I do not necessarily believe regulators need to undertake a complete overhaul of their rule books – I will defer to the specialists amongst us as to the applicability of current rules with regards to ICOs. I do believe regulatory process and discovery need to be rethought in an age where the propagation of a specific technology and/or its use unfolds at a different pace than in a purely analog world. As such, unintended negative consequences will impact a given ecosystem faster. Today, ICOs were able to raise hundreds of millions relatively fast, and other than investors – whose activities are circumscribed to the crypto space – losing money, there is not much of a risk of contagion with the “outside” world. Yet, think of what tomorrow will bring, with a next wave of fund raising around a new crypto-techno scheme. It is not unreasonable to think that one logical outcome could be see tens of billions being raised, even a few hundred billion and that such a raise in the aggregate could have more than an endogenous impact. A “digital ready” regulator engaged and active rather than passive and reactive would be able to foster safe and useful innovation.
Finally, jurisdictional cooperation and collaboration is essential. Clear SEC guidelines and enforcement only impact the US and are undermined by permissiveness in different jurisdictions, given the very nature of the crypto ecosystem.

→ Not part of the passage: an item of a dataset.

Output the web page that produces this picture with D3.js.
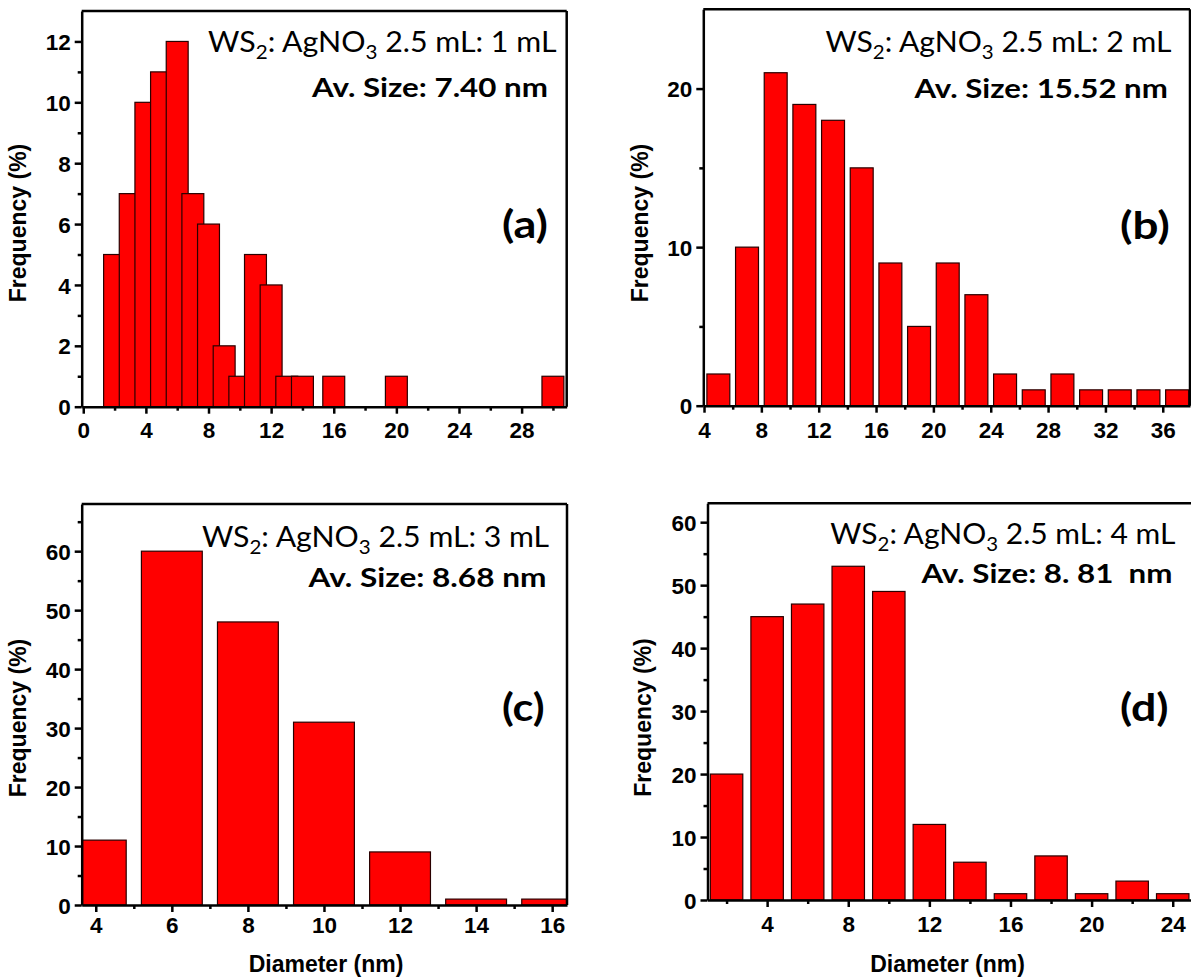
<!DOCTYPE html>
<html>
<head>
<meta charset="utf-8">
<script src="https://cdn.jsdelivr.net/npm/d3@7/dist/d3.min.js"></script>
<style>
  html, body { margin: 0; padding: 0; background: #fff; }
  svg { display: block; }
  .ann { white-space: pre; }
</style>
</head>
<body>
<svg id="chart" width="1191" height="979"></svg>
<script>
// ---------------- data ----------------
const diamA = [2, 3, 4, 5, 6, 7, 8, 9, 10, 11, 12, 13, 14, 16, 20, 30];
const freqA = [5, 7, 10, 11, 12, 7, 6, 2, 1, 5, 4, 1, 1, 1, 1, 1];

const diamB = [5, 7, 9, 11, 13, 15, 17, 19, 21, 23, 25, 27, 29, 31, 33, 35, 37];
const freqB = [2, 10, 21, 19, 18, 15, 9, 5, 9, 7, 2, 1, 2, 1, 1, 1, 1];

const diamC = [4, 6, 8, 10, 12, 14, 16];
const freqC = [11, 60, 48, 31, 9, 1, 1];

const diamD = [2, 4, 6, 8, 10, 12, 14, 16, 18, 20, 22, 24];
const freqD = [20, 45, 47, 53, 49, 12, 6, 1, 7, 1, 3, 1];

const xTicksA = [0, 4, 8, 12, 16, 20, 24, 28];
const xMinorA = [2, 6, 10, 14, 18, 22, 26, 30];
const yTicksA = [0, 2, 4, 6, 8, 10, 12];
const yMinorA = [1, 3, 5, 7, 9, 11];

const xTicksB = [4, 8, 12, 16, 20, 24, 28, 32, 36];
const xMinorB = [6, 10, 14, 18, 22, 26, 30, 34];
const yTicksB = [0, 10, 20];
const yMinorB = [5, 15];

const xTicksC = [4, 6, 8, 10, 12, 14, 16];
const xMinorC = [5, 7, 9, 11, 13, 15];
const yTicksC = [0, 10, 20, 30, 40, 50, 60];
const yMinorC = [5, 15, 25, 35, 45, 55, 65];

const xTicksD = [4, 8, 12, 16, 20, 24];
const xMinorD = [2, 6, 10, 14, 18, 22];
const yTicksD = [0, 10, 20, 30, 40, 50, 60];
const yMinorD = [5, 15, 25, 35, 45, 55];

const ratioLabels = ["1 mL", "2 mL", "3 mL", "4 mL"];
const avSizeLabels = ["Av. Size: 7.40 nm", "Av. Size: 15.52 nm", "Av. Size: 8.68 nm", "Av. Size: 8. 81  nm"];
const panelTags = ["(a)", "(b)", "(c)", "(d)"];
const xTitle = "Diameter (nm)";
const yTitle = "Frequency (%)";

// ---------------- layout ----------------
const panels = [
  { diam: diamA, freq: freqA, xT: xTicksA, xM: xMinorA, yT: yTicksA, yM: yMinorA,
    xDom: [-0.1, 30.88], yDom: [0, 13], L: 81.7, R: 566.7, T: 11, B: 406.7, barW: 1.4,
    xLabY: 31.5, showXTitle: false, yTitleX: 26, yTitleY: 223,
    l1: [208, 556.5, 51.7], l2: [312, 548, 96.7], tag: [502, 548, 237.5] },
  { diam: diamB, freq: freqB, xT: xTicksB, xM: xMinorB, yT: yTicksB, yM: yMinorB,
    xDom: [3.95, 37.9], yDom: [0, 25], L: 703.3, R: 1190, T: 9.3, B: 405.7, barW: 1.6,
    xLabY: 32.5, showXTitle: false, yTitleX: 648, yTitleY: 223,
    l1: [825.4, 1171.7, 51.7], l2: [914.5, 1167.9, 98.3], tag: [1120, 1169.8, 239] },
  { diam: diamC, freq: freqC, xT: xTicksC, xM: xMinorC, yT: yTicksC, yM: yMinorC,
    xDom: [3.63, 16.39], yDom: [0, 68], L: 81.7, R: 567, T: 504, B: 905, barW: 1.6,
    xLabY: 28.3, showXTitle: true, xTitleX: 326, xTitleY: 972, yTitleX: 26, yTitleY: 718,
    l1: [201.9, 549.4, 546.7], l2: [308.6, 546.5, 587.3], tag: [502, 544.6, 720.7] },
  { diam: diamD, freq: freqD, xT: xTicksD, xM: xMinorD, yT: yTicksD, yM: yMinorD,
    xDom: [1.06, 25], yDom: [0, 63], L: 707.5, R: 1193, T: 503.3, B: 900, barW: 1.6,
    xLabY: 31.7, showXTitle: true, xTitleX: 947.5, xTitleY: 972, yTitleX: 651, yTitleY: 717.5,
    l1: [830.3, 1175.5, 544], l2: [921.4, 1172.5, 582.7], tag: [1120, 1168.6, 720.7] }
];

const svg = d3.select("#chart");
svg.append("rect").attr("width", 1191).attr("height", 979).attr("fill", "#fff");
const defs = svg.append("defs");

const AXW = 2.5;
const TICKFS = 22.5;
const tickFont = "'Liberation Sans', Arial, sans-serif";
const annFont = "Lato, 'Open Sans', sans-serif";

function fitLine(g, parts, box, size, weight) {
  const t = g.append("text").attr("class", "ann")
    .attr("font-family", annFont).attr("font-size", size).attr("font-weight", weight)
    .attr("fill", "#000");
  let sub = false;
  parts.forEach(p => {
    const ts = t.append("tspan").text(p[0]);
    if (p[1] && !sub) { ts.attr("dy", size * 0.25).attr("font-size", size * 0.68); sub = true; }
    else if (!p[1] && sub) { ts.attr("dy", -size * 0.25); sub = false; }
  });
  const w = t.node().getComputedTextLength();
  const sx = (box[1] - box[0]) / w;
  t.attr("transform", `translate(${box[0]},${box[2]}) scale(${sx},1)`);
}

panels.forEach((p, i) => {
  const g = svg.append("g");
  const x = d3.scaleLinear().domain(p.xDom).range([p.L, p.R]);
  const y = d3.scaleLinear().domain(p.yDom).range([p.B, p.T]);

  const clipId = "clip" + i;
  defs.append("clipPath").attr("id", clipId).append("rect")
    .attr("x", p.L).attr("y", p.T).attr("width", p.R - p.L).attr("height", p.B - p.T);

  // bars
  const data = p.diam.map((d, k) => ({ d, f: p.freq[k] }));
  g.append("g").attr("clip-path", `url(#${clipId})`)
    .selectAll("rect").data(data).join("rect")
    .attr("x", d => x(d.d - p.barW / 2))
    .attr("width", d => x(d.d + p.barW / 2) - x(d.d - p.barW / 2))
    .attr("y", d => y(d.f))
    .attr("height", d => y(0) - y(d.f))
    .attr("fill", "#ff0000")
    .attr("stroke", "#2a0000")
    .attr("stroke-width", 1.2);

  // frame top/right
  g.append("line").attr("x1", p.L).attr("x2", p.R).attr("y1", p.T).attr("y2", p.T)
    .attr("stroke", "#000").attr("stroke-width", AXW);
  g.append("line").attr("x1", p.R).attr("x2", p.R).attr("y1", p.T).attr("y2", p.B)
    .attr("stroke", "#000").attr("stroke-width", AXW);

  // minor ticks
  g.append("g").attr("transform", `translate(0,${p.B})`)
    .call(d3.axisBottom(x).tickValues(p.xM).tickSize(4).tickFormat(""))
    .call(s => s.select(".domain").remove())
    .selectAll("line").attr("stroke-width", AXW);
  g.append("g").attr("transform", `translate(${p.L},0)`)
    .call(d3.axisLeft(y).tickValues(p.yM).tickSize(4).tickFormat(""))
    .call(s => s.select(".domain").remove())
    .selectAll("line").attr("stroke-width", AXW);

  // major axes
  const xa = g.append("g").attr("transform", `translate(0,${p.B})`)
    .call(d3.axisBottom(x).tickValues(p.xT).tickSize(7).tickSizeOuter(0).tickFormat(d3.format("d")));
  xa.select(".domain").attr("stroke-width", AXW);
  xa.selectAll("line").attr("stroke-width", AXW);
  xa.selectAll("text").attr("y", p.xLabY).attr("dy", 0)
    .attr("font-family", tickFont).attr("font-size", TICKFS).attr("font-weight", "bold").attr("fill", "#000");

  const ya = g.append("g").attr("transform", `translate(${p.L},0)`)
    .call(d3.axisLeft(y).tickValues(p.yT).tickSize(7).tickSizeOuter(0).tickPadding(4).tickFormat(d3.format("d")));
  ya.select(".domain").attr("stroke-width", AXW);
  ya.selectAll("line").attr("stroke-width", AXW);
  ya.selectAll("text").attr("dy", "0.36em")
    .attr("font-family", tickFont).attr("font-size", TICKFS).attr("font-weight", "bold").attr("fill", "#000");

  // axis titles
  g.append("text").attr("transform", `translate(${p.yTitleX},${p.yTitleY}) rotate(-90)`)
    .attr("text-anchor", "middle").attr("font-family", tickFont).attr("font-size", 23)
    .attr("font-weight", "bold").text(yTitle);
  if (p.showXTitle) {
    g.append("text").attr("x", p.xTitleX).attr("y", p.xTitleY)
      .attr("text-anchor", "middle").attr("font-family", tickFont).attr("font-size", 23)
      .attr("font-weight", "bold").text(xTitle);
  }

  // annotations
  fitLine(g, [["WS", 0], ["2", 1], [": AgNO", 0], ["3", 1], [" 2.5 mL: " + ratioLabels[i], 0]], p.l1, 28, 400);
  fitLine(g, [[avSizeLabels[i], 0]], p.l2, 27, 700);
  fitLine(g, [[panelTags[i], 0]], p.tag, 38, 700);
});
</script>
</body>
</html>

Outright bans can also be undermined by permissiveness in different jurisdictions. In other words, regulatory competition, and its ensuing arbitrage, may not helpful for optimal innovation in crypto. (Incidentally, the same could be said of other technologies such as AI – for different reasons maybe.)
Alas, the world of bottoms-up regulatory cooperation will take a long time to emerge and we are now faced with a PBOC ban and its immediate consequences which I believe will be:
- a relative and welcomed cooling down of the price of BTC and ETH
- an absolute curtailing of dubious ICO activity both in China and the US (assuming we do not witness a PBOC reversal)
- the bulk of upcoming US based ICOs to be fully legal and compliant, more business minded and less focused on the absolute search for empty enrichment.
I remain unsure whether smaller jurisdictions will swiftly follow or play regulatory arbitrage. For the health of the crypto space, I hope all jurisdictions will fall short of the PBOC’s stance and be more insightful and engaged than what the SEC delivered to date.
ps: thank you to Stephen Palley for his invaluable feedback.